Inmates are given two sets of clothes and told to put dirty laundry in the bag to be shipped out for washing. That is the bag Bodie apparently took the string from to hang himself, Maj. Morris said. He was pronounced dead at 11 p.m. Friday.
“No foul play is suspected,” Maj. Morris said.
The death comes less than a month after 32-year-old Brandon Joiner was found deceased in his holding cell after his arrest for stealing cans of compressed computer air from the Evans Walmart.

On Feb. 10, he was transported to jail and placed in a holding cell. Less than three hours later, before his booking photo had been taken, Joiner was found and life-saving efforts failed. An autopsy is pending.

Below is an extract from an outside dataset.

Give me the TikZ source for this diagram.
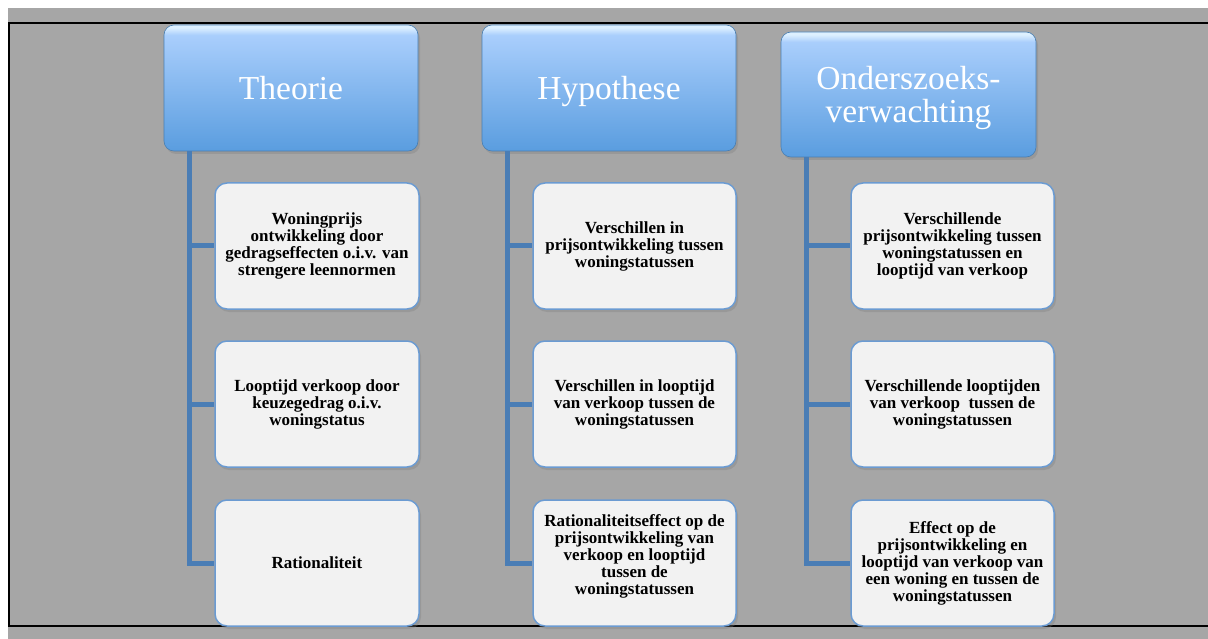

On Christmas Eve 2020, inmate John Scott Sharkey was found in a single occupant cell at the same jail with a bed sheet around his neck. The sheet was affixed to the upper bunk and he was on the lower bunk area when found dead around 5:15 a.m.

In that case, logs show he was checked by staff when security rounds were made at 4:47 a.m., and he was fine at the time. Sharkey had been at the jail for three weeks.